■ WRITTEN TASK
Scan the entries for the string "matplotlib" and give the number of lines that have it, nothing further.

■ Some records
--- Start ---
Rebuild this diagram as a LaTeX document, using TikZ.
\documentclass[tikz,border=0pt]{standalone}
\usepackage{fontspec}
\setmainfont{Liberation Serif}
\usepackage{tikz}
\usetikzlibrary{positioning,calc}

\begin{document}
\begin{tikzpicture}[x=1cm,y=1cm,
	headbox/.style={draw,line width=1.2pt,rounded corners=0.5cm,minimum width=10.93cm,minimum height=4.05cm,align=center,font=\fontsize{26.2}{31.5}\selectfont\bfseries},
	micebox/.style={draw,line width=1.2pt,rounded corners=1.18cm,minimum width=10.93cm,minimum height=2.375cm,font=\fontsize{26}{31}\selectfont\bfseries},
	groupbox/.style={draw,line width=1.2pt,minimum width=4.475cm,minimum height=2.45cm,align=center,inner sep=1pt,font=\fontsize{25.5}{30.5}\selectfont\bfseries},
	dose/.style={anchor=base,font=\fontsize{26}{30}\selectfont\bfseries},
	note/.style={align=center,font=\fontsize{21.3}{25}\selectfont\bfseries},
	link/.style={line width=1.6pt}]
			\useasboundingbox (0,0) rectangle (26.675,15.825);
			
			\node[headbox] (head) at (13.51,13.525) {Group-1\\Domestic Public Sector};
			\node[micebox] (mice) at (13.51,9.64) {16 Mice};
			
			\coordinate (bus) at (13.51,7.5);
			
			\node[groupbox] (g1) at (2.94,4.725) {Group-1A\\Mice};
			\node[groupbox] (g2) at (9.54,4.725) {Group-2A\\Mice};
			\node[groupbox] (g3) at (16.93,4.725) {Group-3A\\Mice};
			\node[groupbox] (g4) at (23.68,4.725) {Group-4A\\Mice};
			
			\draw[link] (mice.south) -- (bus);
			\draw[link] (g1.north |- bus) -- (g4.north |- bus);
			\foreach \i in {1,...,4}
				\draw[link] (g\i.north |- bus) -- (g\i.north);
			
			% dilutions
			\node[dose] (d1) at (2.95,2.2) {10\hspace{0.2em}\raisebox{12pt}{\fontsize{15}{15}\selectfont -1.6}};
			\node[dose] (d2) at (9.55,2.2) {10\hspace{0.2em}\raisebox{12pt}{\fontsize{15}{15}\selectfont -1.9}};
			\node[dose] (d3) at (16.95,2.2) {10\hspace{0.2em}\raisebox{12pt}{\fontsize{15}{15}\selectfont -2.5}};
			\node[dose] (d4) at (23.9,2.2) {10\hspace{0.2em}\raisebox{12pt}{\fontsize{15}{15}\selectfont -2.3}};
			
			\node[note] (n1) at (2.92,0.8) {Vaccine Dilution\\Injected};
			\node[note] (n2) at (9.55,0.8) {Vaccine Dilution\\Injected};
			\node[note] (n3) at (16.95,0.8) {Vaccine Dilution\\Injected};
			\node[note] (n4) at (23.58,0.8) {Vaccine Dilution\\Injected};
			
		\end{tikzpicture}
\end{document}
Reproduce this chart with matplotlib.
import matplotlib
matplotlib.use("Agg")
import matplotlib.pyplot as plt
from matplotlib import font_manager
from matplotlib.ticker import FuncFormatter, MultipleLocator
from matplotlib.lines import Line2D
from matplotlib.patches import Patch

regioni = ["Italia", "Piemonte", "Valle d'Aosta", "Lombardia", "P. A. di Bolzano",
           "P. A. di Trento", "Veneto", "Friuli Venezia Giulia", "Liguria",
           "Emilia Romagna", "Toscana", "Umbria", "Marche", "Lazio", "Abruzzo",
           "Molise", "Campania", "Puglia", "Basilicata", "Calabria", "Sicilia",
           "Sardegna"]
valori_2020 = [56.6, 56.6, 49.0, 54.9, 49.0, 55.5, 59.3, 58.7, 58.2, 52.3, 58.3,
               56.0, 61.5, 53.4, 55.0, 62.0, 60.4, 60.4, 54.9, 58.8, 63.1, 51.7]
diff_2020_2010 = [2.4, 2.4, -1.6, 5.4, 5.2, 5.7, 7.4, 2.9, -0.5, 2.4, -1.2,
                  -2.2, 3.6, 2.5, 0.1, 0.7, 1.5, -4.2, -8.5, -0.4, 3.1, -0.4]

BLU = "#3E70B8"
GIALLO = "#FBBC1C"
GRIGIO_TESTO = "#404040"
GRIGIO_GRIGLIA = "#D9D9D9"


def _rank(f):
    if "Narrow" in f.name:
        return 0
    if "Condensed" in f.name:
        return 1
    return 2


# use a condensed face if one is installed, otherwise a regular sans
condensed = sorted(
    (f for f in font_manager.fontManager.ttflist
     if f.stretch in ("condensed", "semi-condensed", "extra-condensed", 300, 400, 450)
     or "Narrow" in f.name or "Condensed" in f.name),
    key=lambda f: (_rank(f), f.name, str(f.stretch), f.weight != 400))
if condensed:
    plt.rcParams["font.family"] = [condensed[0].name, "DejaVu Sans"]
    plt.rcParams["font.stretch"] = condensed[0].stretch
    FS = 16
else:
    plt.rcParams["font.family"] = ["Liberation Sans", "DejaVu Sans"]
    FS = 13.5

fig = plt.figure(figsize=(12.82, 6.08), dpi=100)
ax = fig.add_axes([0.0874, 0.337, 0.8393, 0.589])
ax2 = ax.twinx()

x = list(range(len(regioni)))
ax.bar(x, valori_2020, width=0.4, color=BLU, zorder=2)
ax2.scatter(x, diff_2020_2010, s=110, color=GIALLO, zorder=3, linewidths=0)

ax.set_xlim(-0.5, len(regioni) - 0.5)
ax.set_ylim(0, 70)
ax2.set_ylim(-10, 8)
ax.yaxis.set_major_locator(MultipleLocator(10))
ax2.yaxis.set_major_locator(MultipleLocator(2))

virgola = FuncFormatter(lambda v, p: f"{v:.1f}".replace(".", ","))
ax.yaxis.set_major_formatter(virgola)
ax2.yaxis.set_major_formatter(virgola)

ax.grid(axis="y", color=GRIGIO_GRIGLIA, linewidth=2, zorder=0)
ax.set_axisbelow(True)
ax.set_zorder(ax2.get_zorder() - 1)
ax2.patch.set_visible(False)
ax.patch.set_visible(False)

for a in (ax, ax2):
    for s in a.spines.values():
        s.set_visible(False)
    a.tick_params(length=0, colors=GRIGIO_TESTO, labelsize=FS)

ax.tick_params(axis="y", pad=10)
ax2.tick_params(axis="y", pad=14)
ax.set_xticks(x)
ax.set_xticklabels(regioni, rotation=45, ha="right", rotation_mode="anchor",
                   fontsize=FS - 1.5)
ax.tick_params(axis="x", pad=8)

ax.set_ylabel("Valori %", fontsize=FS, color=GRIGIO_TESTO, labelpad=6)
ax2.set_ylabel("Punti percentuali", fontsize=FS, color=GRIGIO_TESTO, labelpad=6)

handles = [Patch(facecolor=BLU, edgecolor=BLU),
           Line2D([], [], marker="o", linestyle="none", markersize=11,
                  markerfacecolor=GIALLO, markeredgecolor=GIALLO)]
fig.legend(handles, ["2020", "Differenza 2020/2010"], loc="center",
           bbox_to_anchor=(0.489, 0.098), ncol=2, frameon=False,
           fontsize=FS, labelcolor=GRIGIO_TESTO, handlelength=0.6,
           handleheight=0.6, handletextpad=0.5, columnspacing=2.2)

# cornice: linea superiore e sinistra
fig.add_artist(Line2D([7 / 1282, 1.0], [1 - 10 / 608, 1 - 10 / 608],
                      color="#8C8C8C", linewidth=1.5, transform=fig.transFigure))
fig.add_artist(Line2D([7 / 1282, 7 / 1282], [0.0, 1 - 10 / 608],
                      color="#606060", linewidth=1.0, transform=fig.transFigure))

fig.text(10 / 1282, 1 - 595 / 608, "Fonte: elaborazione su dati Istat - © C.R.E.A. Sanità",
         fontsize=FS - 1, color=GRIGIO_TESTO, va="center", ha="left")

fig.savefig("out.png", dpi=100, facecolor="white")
--- End ---
■ COMPLETED EXERCISE
8